Há imagens que se incrustam na memória coletiva. Provavelmente, a capa da VISÃO com a entrevista ao primeiro-ministro, em dezembro passado e que tanto deu que falar, ficará para a história como a súmula perfeita dos primeiros nove meses da maioria absoluta de António Costa. Da altivez confiante da pose ao conteúdo da mensagem – o famoso “Habituem-se!” –, é o resumo de um tempo e de um modo.
São três os pecados originais deste Governo que ficaram à vista em 2022: 1. a sobressegurança de uma legitimidade democrática expressiva; 2. o facilitismo de quem sabe que tem “as costas quentes”; 3. os sucessivos erros de avaliação política, também acerca do impacto destes problemas.
A combinação destes fatores, que coincidiram com tempos especialmente exigentes, tanto ao nível interno como europeu, revelou-se explosiva e culminou numa situação insustentável, que causou alarme social.
Muito mais do que meros casos e casinhos, que se misturam com a espuma dos dias e que entretêm a famosa bolha político-mediática, ao que assistimos nestas semanas horribilis foi um tremor de terra que obrigou António Costa a levantar-se da poltrona, a assumir erros, a pedir uma espécie de desculpas e, finalmente, a tentar mudar de registo.
Seja por instinto de sobrevivência seja por agudeza, o primeiro-ministro, que prometeu uma maioria dialogante mas que se apresentou como um maioritário impaciente, teve de emendar a mão – algo que faz sempre a contragosto.
Perante a chuva de críticas, incluindo presidenciais e internas, com as ruas a começarem a levantar-se, António Costa aligeirou o tom, identificou falhas, atribuiu culpas, distanciou-se dos “pecadores” e exigiu mais e melhor. Fê-lo no debate de política geral de sexta-feira, dia 13, e voltou ao tema no encontro socialista durante o fim de semana.

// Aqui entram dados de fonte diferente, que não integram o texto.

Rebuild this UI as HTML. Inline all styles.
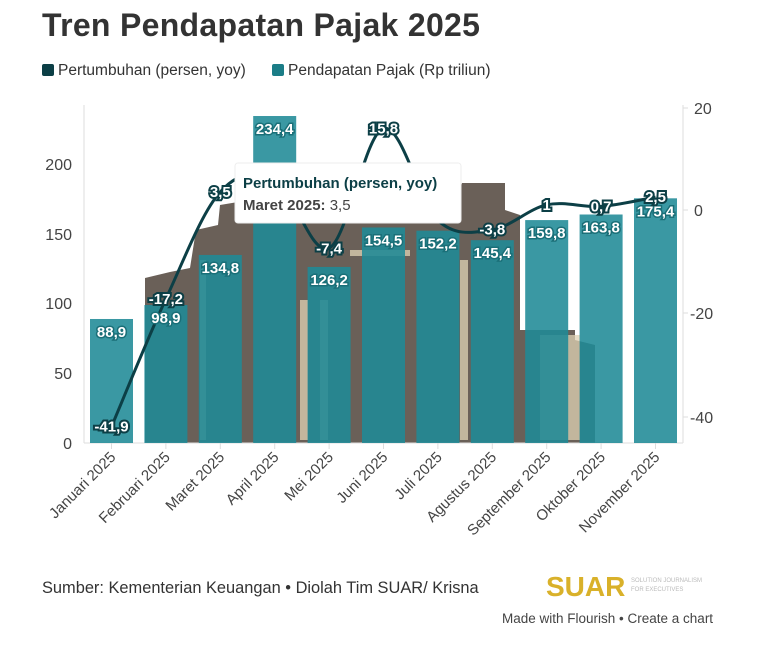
<!DOCTYPE html>
<html><head><meta charset="utf-8"><style>
body{margin:0;width:769px;height:646px;background:#fff;font-family:"Liberation Sans",sans-serif;overflow:hidden;position:relative}
.t{position:absolute;left:42px;top:7px;font-size:32px;font-weight:bold;color:#333;letter-spacing:0.3px}
.lg{position:absolute;top:62px;font-size:15.5px;color:#333}
.sq{display:inline-block;width:12px;height:12px;vertical-align:-1px;margin-right:4px;border-radius:2px}
</style></head><body>
<div class="t">Tren Pendapatan Pajak 2025</div>
<div class="lg" style="left:42px"><span class="sq" style="background:#0c3f46"></span>Pertumbuhan (persen, yoy)</div>
<div class="lg" style="left:272px"><span class="sq" style="background:#1b7d87"></span>Pendapatan Pajak (Rp triliun)</div>
<svg id="s" width="769" height="646" style="position:absolute;left:0;top:0" font-family="Liberation Sans, sans-serif">
<g>
<polygon points="145,443 145,278 170,272 190,268 196,230 218,225 220,205 250,200 255,190 460,190 462,183 505,183 505,210 520,215 520,330 575,330 575,340 595,345 595,443" fill="#6a6058"/>
<g fill="#e0d3b4" opacity="0.75">
<rect x="300" y="300" width="8" height="140"/><rect x="320" y="300" width="8" height="140"/><rect x="540" y="335" width="40" height="105"/><rect x="350" y="250" width="60" height="6"/><rect x="200" y="260" width="6" height="180"/><rect x="460" y="260" width="8" height="180"/>
</g>
</g>
<line x1="84" y1="105" x2="84" y2="443" stroke="#ddd"/>
<line x1="683" y1="105" x2="683" y2="443" stroke="#ddd"/>
<line x1="84" y1="443" x2="683" y2="443" stroke="#ddd"/>
<g font-size="16" fill="#444" text-anchor="end">
<text x="72" y="449">0</text><text x="72" y="379">50</text><text x="72" y="309">100</text><text x="72" y="240">150</text><text x="72" y="170">200</text>
</g>
<g font-size="16" fill="#444">
<text x="694" y="114">20</text><text x="694" y="216">0</text><text x="690" y="319">-20</text><text x="690" y="423">-40</text>
</g>
<g stroke="#ddd"><line x1="683" y1="108" x2="688" y2="108"/><line x1="683" y1="210" x2="688" y2="210"/><line x1="683" y1="313" x2="688" y2="313"/><line x1="683" y1="417" x2="688" y2="417"/></g>
<g id="bars"></g><g id="line"></g><g id="lab"></g><g id="xl"></g>
<rect x="235" y="163" width="226" height="60" rx="3" fill="#fff" stroke="#eee"/>
<text x="243" y="188" font-size="15" font-weight="bold" fill="#0c3f46">Pertumbuhan (persen, yoy)</text>
<text x="243" y="210" font-size="15" fill="#444"><tspan font-weight="bold">Maret 2025:</tspan> 3,5</text>
<text x="42" y="593" font-size="16.4" fill="#333">Sumber: Kementerian Keuangan • Diolah Tim SUAR/ Krisna</text>
<text x="546" y="596" font-size="28" font-weight="bold" fill="#d9b12a">SUAR</text>
<text x="631" y="582" font-size="6" fill="#bbb">SOLUTION JOURNALISM</text>
<text x="631" y="591" font-size="6" fill="#bbb">FOR EXECUTIVES</text>
<text x="502" y="623" font-size="13.5" fill="#444">Made with Flourish • Create a chart</text>
</svg>
<script>
var bars=[88.9,98.9,134.8,234.4,126.2,154.5,152.2,145.4,159.8,163.8,175.4];
var gr=[-41.9,-17.2,3.5,6,-7.4,15.8,-2,-3.8,1,0.7,2.5];
var months=["Januari 2025","Februari 2025","Maret 2025","April 2025","Mei 2025","Juni 2025","Juli 2025","Agustus 2025","September 2025","Oktober 2025","November 2025"];
var ns="http://www.w3.org/2000/svg";function el(t,a,p,tx){var e=document.createElementNS(ns,t);for(var k in a)e.setAttribute(k,a[k]);if(tx)e.textContent=tx;document.getElementById(p).appendChild(e);return e}
var cx=i=>111.5+i*54.4,by=v=>443-v*1.395,ly=v=>210-v*5.17;
bars.forEach((v,i)=>{el("rect",{x:cx(i)-21.5,y:by(v),width:43,height:443-by(v),fill:"#1f8a96","fill-opacity":0.88},"bars");
el("line",{x1:cx(i),y1:443,x2:cx(i),y2:449,stroke:"#ddd"},"bars");
var s=v.toFixed(1).replace(".",",");
el("text",{x:cx(i),y:by(v)+18,"font-size":15,"font-weight":"bold","text-anchor":"middle",fill:"#fff",stroke:"#1a6f78","stroke-width":3,"paint-order":"stroke"},"lab",s);
el("text",{x:0,y:0,"font-size":15,fill:"#444","text-anchor":"end",transform:"translate("+(cx(i)+5)+",458) rotate(-45)"},"xl",months[i]);});
var P=gr.map((v,i)=>[cx(i),ly(v)]);var d="M"+P[0];
for(var i=0;i<P.length-1;i++){var p0=P[Math.max(i-1,0)],p1=P[i],p2=P[i+1],p3=P[Math.min(i+2,P.length-1)];
d+=" C"+(p1[0]+(p2[0]-p0[0])/6)+","+(p1[1]+(p2[1]-p0[1])/6)+" "+(p2[0]-(p3[0]-p1[0])/6)+","+(p2[1]-(p3[1]-p1[1])/6)+" "+p2;}
el("path",{d:d,fill:"none",stroke:"#0c3f46","stroke-width":3},"line");
gr.forEach((v,i)=>{if(i==3||i==6)return;var s=String(v).replace(".",",");
el("text",{x:cx(i),y:ly(v)+5,"font-size":15,"font-weight":"bold","text-anchor":"middle",fill:"#fff",stroke:"#0c3f46","stroke-width":4,"paint-order":"stroke"},"lab",s);});
</script>
</body></html>
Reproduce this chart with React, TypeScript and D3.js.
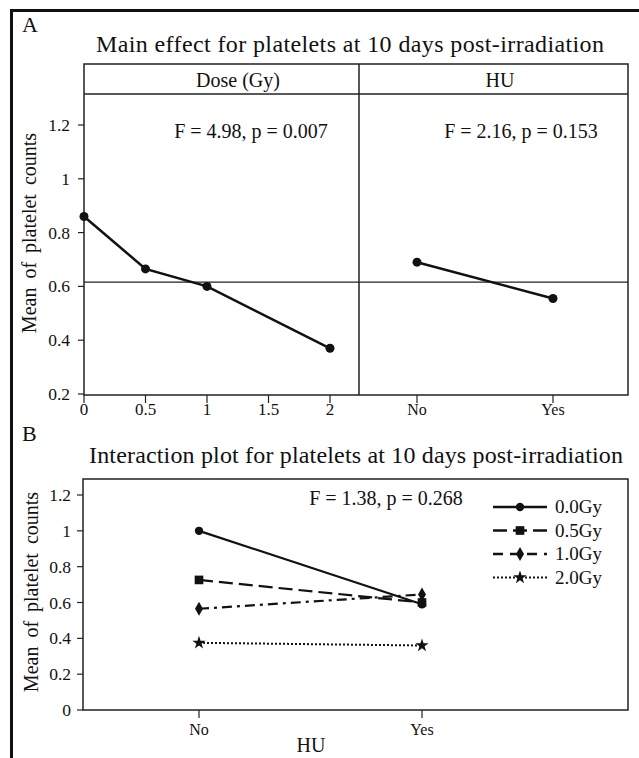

Pediu aos seus mais exigência com as escolhas de dirigentes e pressionou os ministros de áreas, que determinou como chave – Saúde, Ensino e Habitação –, a mostrarem resultados até março, que é como quem diz, num plot twist assinalável, “acabou-se a pândega, desabituem-se!”.
O Presidente da República, o primeiro a deixar claro que o desvario deste Governo tinha de ter um fim, veio reforçá-lo, agora, quando disse que o novo questionário de 36 perguntas se deve aplicar também aos atuais governantes. Um nível de escrutínio mais exigente, quando nasce, tem de ser para todos.
A estratégia encontrada por António Costa para sair do aperto é clara: apostar nos resultados imediatos, que venham a somar-se aos brilharetes orçamentais e aos números económicos razoáveis, e sublinhar o que diz ser a consistência e a constância das políticas.
E, nesta matéria, o Governo tem agora entre mãos duas panelas de pressão em áreas fundamentais.
Uma delas é o problema dos professores, galvanizados por um novo sindicato, com artimanhas de luta questionáveis mas com velhas exigências mais do que razoáveis. Um País que não valoriza os seus professores está condenado ao fracasso, e em Portugal esta é uma classe sobremaneira maltratada.
Carreiras ziguezagueantes, anos e anos a contratos, falta de recursos e de autoridade, alunos a mais, perspetivas a menos… tudo isto são razões de sobra para o descontentamento de uma classe com potencial de causar enorme mossa social. A somar às dezenas de milhares de professores, em causa fica também estabilidade de mais de um milhão de famílias com filhos e netos nas escolas.
Problemas idênticos, em que o dinheiro é uma questão mas não é o seu cerne principal, tem também a Saúde. Uma pandemia em cima de anos de problemas acumulados fez com que o SNS se tornasse pouco atrativo para trabalhar. Não faltam médicos em Portugal, faltam sobretudo, sim, os que, por estes dias, queiram ter o Estado como empregador.
É preciso definir uma estratégia de atração para estas duas áreas cruciais, e é preciso investir – e não gastar dinheiro – na solução dos problemas. A folga orçamental que existe, fruto das almofadas conseguidas com a inflação, que sirva para alguma coisa de útil adiante.